[Figure scripts]
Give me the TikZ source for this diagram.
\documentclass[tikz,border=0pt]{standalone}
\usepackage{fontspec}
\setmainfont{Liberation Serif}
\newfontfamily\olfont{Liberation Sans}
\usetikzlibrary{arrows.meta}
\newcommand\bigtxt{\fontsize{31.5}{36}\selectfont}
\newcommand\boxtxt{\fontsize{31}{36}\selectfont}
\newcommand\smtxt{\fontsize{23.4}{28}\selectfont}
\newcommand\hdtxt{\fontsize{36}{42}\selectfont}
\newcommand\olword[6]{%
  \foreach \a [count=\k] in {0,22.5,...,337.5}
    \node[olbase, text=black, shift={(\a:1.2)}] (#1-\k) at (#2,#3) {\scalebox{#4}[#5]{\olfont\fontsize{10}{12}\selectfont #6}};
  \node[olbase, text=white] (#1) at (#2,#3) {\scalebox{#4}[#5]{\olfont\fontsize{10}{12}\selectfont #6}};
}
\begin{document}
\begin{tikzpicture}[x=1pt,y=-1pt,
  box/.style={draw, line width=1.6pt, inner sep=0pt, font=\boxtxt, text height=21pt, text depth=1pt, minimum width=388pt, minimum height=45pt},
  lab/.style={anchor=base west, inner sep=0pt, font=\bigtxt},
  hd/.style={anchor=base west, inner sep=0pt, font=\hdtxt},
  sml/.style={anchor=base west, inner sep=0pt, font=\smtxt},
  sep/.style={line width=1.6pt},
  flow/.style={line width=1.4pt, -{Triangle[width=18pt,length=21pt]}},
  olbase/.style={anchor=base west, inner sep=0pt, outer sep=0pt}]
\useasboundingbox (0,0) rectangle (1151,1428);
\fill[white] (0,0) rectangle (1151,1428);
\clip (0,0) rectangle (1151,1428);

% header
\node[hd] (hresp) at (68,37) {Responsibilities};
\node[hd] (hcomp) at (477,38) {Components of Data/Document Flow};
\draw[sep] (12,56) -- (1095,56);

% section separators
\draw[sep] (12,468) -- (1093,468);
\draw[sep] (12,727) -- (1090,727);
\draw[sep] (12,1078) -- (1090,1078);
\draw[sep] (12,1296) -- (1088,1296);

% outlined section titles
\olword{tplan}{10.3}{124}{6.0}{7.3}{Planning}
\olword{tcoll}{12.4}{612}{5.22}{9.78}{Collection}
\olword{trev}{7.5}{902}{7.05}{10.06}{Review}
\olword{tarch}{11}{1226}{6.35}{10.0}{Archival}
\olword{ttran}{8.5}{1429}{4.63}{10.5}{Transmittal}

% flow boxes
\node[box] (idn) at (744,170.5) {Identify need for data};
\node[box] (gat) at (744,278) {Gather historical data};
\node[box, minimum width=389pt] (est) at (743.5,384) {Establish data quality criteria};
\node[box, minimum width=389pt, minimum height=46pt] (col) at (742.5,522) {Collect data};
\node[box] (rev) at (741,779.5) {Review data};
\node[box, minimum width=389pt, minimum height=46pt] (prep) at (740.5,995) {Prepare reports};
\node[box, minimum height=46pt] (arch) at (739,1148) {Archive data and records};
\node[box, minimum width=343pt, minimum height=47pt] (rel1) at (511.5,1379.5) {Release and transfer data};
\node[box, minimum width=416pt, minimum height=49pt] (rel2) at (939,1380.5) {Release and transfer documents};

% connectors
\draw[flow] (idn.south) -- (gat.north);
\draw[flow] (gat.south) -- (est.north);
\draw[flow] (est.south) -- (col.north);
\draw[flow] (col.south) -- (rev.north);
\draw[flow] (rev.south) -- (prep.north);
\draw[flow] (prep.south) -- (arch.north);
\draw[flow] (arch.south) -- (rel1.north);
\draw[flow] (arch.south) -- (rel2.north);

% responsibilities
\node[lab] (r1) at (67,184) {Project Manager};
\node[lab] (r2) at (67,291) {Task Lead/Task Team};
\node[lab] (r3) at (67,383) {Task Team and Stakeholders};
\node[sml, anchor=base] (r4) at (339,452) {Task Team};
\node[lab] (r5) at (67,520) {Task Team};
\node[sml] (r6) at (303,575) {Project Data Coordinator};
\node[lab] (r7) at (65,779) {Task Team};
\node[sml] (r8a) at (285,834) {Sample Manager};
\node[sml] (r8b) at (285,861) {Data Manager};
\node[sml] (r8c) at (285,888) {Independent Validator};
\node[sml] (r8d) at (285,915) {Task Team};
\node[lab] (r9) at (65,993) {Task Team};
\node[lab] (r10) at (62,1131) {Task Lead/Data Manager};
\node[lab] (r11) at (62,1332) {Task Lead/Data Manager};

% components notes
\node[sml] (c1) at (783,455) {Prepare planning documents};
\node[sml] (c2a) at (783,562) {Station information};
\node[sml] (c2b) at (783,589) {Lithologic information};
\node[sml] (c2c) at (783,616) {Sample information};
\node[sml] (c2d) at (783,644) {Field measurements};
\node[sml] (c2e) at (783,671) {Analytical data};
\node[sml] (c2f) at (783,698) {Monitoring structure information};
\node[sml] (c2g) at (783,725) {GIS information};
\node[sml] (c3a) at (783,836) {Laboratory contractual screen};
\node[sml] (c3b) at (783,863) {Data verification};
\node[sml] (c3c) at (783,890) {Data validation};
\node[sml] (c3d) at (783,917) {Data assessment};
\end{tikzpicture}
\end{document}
==
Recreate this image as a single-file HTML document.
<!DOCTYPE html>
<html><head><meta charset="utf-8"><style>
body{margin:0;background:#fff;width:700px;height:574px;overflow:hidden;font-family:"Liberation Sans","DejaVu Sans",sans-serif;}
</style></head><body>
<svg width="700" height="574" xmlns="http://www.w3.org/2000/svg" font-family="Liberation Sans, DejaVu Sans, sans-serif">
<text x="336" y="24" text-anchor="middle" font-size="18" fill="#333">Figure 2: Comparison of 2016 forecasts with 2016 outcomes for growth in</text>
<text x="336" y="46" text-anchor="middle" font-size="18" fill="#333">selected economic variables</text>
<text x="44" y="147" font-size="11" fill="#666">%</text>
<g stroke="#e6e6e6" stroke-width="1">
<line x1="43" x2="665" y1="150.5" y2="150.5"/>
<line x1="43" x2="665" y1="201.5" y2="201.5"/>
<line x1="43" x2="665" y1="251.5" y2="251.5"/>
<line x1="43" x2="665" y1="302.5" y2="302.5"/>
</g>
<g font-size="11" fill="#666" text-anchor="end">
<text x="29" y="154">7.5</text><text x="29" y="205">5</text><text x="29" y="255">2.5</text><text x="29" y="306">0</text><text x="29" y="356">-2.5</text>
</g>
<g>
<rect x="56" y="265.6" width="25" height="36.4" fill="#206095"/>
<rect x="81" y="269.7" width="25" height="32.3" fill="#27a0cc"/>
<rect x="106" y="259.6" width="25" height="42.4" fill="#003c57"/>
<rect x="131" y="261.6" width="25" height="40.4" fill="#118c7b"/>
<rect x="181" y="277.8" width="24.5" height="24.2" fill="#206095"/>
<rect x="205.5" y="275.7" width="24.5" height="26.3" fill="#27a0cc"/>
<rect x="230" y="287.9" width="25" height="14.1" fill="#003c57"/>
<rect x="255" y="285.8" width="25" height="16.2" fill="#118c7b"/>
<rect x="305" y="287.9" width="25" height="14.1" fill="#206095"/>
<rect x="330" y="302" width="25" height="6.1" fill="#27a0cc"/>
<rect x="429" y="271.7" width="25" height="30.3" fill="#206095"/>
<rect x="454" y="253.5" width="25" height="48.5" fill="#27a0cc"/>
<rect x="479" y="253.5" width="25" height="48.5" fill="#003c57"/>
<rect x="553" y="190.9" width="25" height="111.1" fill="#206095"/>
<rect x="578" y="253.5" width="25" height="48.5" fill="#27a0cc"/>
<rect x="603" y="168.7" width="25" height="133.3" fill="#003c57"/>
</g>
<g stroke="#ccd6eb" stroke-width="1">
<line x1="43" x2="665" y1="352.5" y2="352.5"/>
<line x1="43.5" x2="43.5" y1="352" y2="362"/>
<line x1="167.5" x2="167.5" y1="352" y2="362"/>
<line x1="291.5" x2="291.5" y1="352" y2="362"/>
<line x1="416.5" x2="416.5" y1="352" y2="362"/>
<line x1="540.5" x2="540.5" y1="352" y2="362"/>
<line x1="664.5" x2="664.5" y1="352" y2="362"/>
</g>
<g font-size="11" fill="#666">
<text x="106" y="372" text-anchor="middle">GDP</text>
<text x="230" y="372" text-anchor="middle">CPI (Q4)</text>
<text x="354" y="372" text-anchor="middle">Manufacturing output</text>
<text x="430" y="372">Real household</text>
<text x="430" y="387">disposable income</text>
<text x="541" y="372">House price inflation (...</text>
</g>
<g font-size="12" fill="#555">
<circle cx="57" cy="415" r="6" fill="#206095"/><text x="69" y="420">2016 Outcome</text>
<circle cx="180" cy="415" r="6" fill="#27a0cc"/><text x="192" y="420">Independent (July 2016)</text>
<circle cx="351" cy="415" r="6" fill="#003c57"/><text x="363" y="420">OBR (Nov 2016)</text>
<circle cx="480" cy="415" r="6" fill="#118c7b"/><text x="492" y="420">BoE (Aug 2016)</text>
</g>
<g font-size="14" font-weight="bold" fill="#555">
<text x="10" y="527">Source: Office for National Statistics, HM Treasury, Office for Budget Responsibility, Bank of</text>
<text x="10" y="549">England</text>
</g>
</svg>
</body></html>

(WHAT YOU ARE ASKED TO DO):
Look over the material above and show each line where "this" appears.

(RESULT):
Give me the TikZ source for this diagram.
Recreate this image as a single-file HTML document.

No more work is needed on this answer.